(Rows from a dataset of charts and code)
---+---
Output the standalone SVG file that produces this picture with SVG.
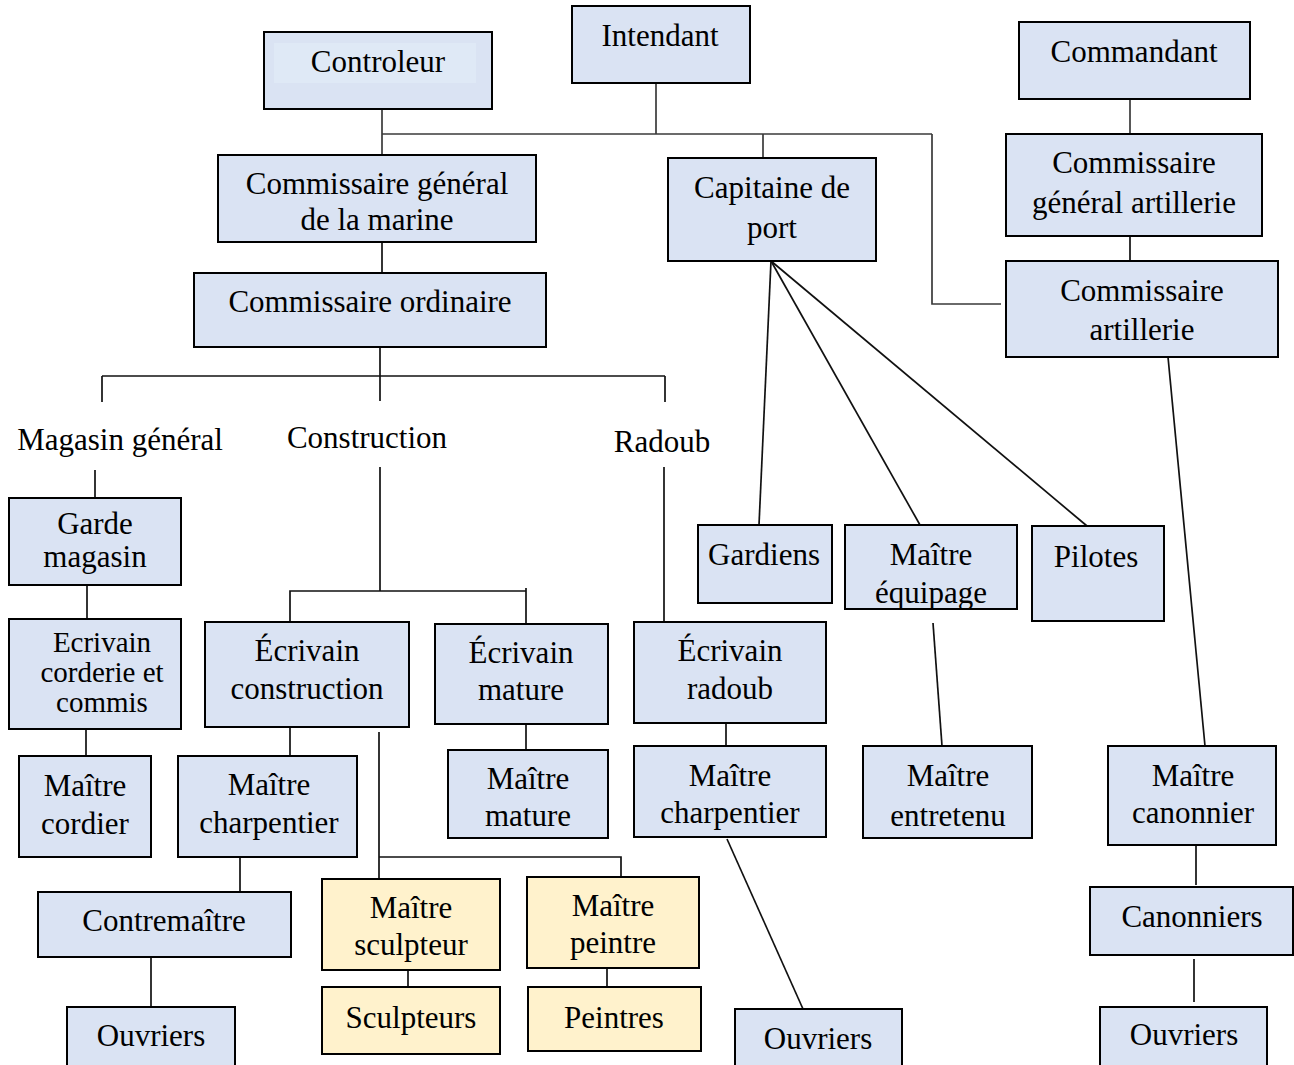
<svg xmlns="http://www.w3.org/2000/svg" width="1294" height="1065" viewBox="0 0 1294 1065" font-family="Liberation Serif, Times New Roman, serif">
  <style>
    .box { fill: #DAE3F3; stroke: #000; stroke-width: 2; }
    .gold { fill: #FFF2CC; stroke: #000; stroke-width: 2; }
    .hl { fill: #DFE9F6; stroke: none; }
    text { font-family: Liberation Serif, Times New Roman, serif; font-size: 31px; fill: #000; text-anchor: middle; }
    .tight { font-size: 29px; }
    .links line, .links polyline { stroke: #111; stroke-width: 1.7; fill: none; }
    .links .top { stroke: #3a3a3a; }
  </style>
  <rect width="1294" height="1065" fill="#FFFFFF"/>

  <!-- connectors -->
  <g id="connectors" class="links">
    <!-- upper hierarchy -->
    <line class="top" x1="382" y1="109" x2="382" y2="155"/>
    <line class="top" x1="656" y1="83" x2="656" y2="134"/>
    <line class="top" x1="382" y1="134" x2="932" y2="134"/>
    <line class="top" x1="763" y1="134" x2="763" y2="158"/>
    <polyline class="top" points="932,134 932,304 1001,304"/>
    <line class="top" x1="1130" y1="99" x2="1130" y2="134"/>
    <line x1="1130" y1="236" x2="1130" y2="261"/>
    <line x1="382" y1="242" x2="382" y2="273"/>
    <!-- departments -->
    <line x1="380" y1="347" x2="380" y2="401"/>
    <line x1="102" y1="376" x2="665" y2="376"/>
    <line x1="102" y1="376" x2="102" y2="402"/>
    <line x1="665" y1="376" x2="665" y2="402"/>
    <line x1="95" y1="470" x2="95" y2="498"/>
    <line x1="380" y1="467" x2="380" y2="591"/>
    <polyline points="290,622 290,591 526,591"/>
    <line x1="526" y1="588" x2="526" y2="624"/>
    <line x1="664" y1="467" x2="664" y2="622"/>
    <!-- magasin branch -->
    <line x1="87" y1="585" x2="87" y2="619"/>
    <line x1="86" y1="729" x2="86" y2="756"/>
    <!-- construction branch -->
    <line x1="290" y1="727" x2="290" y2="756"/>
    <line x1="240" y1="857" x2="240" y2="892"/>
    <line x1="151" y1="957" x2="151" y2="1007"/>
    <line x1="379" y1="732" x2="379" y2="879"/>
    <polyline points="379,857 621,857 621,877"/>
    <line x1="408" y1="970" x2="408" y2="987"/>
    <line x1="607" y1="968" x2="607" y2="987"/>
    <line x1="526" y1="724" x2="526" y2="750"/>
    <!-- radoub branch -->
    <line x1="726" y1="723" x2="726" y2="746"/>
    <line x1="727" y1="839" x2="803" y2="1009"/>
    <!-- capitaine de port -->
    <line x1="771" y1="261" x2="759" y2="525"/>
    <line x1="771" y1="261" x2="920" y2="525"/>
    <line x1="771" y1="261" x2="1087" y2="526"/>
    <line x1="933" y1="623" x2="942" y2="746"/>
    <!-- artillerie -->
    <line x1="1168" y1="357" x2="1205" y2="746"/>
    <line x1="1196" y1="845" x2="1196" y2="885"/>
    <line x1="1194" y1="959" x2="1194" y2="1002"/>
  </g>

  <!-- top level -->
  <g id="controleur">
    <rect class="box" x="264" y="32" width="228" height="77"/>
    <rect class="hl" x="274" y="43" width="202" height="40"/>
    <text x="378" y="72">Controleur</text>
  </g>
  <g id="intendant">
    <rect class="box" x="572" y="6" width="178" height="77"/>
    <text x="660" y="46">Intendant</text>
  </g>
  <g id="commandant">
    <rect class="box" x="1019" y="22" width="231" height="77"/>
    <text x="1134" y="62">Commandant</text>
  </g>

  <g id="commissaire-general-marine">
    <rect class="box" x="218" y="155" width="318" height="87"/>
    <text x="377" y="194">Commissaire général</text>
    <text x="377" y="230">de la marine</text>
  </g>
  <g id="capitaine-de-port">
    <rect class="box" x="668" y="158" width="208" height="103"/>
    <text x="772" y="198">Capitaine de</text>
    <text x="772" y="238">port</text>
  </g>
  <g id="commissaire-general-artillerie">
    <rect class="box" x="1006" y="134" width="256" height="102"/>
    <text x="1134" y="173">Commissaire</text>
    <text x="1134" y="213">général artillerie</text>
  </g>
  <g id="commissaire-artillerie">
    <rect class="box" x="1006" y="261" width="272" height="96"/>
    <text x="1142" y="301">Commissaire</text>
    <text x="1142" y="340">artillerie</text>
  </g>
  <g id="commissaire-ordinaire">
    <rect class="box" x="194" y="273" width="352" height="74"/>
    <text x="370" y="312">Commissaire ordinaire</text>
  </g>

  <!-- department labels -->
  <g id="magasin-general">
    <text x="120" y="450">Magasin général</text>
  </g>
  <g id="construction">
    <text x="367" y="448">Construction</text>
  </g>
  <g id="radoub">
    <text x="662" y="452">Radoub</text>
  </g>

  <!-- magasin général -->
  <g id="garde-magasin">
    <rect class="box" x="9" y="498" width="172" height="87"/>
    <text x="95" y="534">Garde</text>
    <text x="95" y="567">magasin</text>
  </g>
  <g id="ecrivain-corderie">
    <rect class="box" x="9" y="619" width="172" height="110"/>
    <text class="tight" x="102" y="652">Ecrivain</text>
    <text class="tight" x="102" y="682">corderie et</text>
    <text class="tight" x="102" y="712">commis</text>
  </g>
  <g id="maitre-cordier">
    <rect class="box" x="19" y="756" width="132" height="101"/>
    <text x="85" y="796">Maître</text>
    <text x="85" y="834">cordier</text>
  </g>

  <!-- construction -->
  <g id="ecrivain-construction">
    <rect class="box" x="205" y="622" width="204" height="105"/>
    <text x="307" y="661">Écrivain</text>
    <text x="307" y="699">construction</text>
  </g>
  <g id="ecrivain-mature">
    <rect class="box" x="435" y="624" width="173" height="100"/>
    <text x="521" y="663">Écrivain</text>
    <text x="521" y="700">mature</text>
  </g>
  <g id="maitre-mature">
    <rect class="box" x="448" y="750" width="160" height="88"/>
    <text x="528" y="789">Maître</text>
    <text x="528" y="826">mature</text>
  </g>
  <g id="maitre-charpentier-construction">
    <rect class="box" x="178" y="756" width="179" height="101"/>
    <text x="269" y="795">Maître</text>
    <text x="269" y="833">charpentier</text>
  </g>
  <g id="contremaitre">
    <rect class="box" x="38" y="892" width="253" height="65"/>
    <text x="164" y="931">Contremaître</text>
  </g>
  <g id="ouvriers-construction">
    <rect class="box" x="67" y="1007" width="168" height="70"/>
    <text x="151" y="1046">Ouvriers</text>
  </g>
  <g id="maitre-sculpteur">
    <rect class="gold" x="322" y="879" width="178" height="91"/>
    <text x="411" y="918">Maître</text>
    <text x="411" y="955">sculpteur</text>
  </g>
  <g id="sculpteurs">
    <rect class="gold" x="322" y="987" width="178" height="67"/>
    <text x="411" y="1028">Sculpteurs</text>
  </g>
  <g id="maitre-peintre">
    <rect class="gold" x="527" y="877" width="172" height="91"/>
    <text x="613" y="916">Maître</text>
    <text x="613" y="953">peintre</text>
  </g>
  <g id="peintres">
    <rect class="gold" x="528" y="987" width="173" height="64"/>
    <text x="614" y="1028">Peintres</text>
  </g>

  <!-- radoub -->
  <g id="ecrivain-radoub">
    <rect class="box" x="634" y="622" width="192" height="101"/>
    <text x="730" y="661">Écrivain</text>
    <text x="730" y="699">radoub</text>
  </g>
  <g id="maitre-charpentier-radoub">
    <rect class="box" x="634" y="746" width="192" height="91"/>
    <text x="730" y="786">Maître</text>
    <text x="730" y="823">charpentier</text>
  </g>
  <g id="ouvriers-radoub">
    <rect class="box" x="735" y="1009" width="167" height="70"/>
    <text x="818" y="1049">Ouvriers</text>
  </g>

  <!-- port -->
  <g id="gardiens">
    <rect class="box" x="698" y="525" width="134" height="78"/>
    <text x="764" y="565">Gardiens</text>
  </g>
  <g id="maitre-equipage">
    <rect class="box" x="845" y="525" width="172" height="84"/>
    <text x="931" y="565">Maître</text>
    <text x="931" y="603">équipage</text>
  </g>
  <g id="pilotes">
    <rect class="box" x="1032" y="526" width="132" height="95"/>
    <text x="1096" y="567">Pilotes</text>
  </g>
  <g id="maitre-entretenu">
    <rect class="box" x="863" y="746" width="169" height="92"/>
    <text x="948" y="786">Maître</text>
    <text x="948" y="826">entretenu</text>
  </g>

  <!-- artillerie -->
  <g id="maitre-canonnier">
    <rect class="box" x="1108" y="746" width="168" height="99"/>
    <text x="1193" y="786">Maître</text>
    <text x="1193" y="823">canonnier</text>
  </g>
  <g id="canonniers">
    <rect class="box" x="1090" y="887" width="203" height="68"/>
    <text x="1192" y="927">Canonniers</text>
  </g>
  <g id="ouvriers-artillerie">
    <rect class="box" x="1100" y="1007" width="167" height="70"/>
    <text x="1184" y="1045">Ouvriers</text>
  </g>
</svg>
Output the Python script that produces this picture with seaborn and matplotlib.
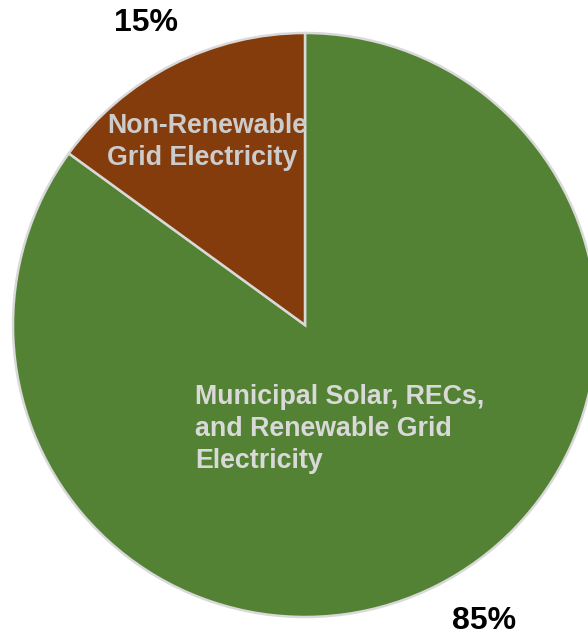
---+---
Task objective:
Search the entries for the word "Output" and pick out every line that holds it.

Solution for this exercise:
Output the standalone SVG file that produces this picture with SVG.
Output the Python script that produces this picture with seaborn and matplotlib.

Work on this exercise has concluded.